Air France has already been plagued with a series of strikes that began in early February, and which have cost the airline more than $380 million, with shares down by 36% since the beginning of the year.

Although French bank Société Générale maintained its “sell” recommendation on Air France-KLM shares, it welcomed Smith’s appointment on the basis of his success at Air Canada. He “played a key role in Air Canada’s growth and modernization strategy in recent years, redefined AC’s hub strategy and was also a driving force behind AC’s successful low-cost brand Rouge,” SocGen wrote in a research note titled “New CEO – New Solutions to Old Problems.” The bank further noted that the previous CEO of Air France had met with similar union resistance two years ago when he took up the leadership mantle, and cautioned Air France employees to proceed more cautiously this time. “We hope that history won’t repeat itself — otherwise having a non-French CEO will be the least of the group’s and the (French) employees’ worries.”

French workers, who will discuss another round of strike action on August 27, aren’t the only unhappy employees: Dutch pilots, under the KLM arm of the group, threatened to strike over working conditions as well. On August 13, KLM released a statement saying that “Regrettably, negotiations are in a difficult phase” with Dutch Airline Pilots Association VNV over “desired reduction in work pressure and improvement of the work-life balance of pilots.” VNV has threatened to strike in as soon as four weeks if the pilots’ requests are not met, and has demanded that KLM hire new flight personnel as soon as possible in order to allow pilots more time off between flights. However, KLM stated that, although the airline has already begun recruiting new pilots, it cannot meet all of the pilots’ demands.
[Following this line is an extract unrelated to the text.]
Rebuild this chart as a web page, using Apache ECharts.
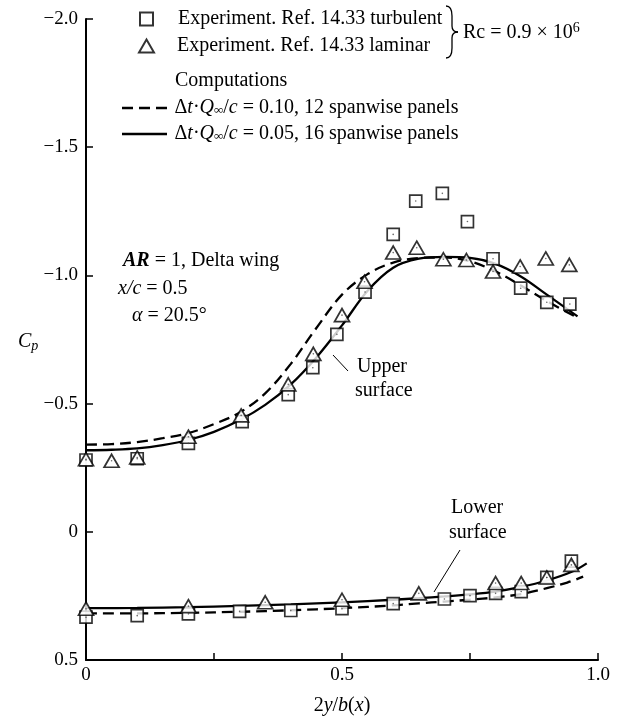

Air France and KLM formed the “first major cross-border airline merger” in 2003, although the two airlines have always maintained independent operations. While KLM had been struggling at the time of the merger, the Dutch airline has been more successful at cutting costs in the 15 years since. KLM recently was able to negotiate several cost-cutting deals with employees which have bolstered the airline’s profitability, putting the carrier in a stronger position than its French counterpart.

“Our pilots have given up a lot in recent years, making KLM profitable”, VNV spokesman Joost van Doesburg said. “Now it’s time for KLM to deal with its exhausted staff.”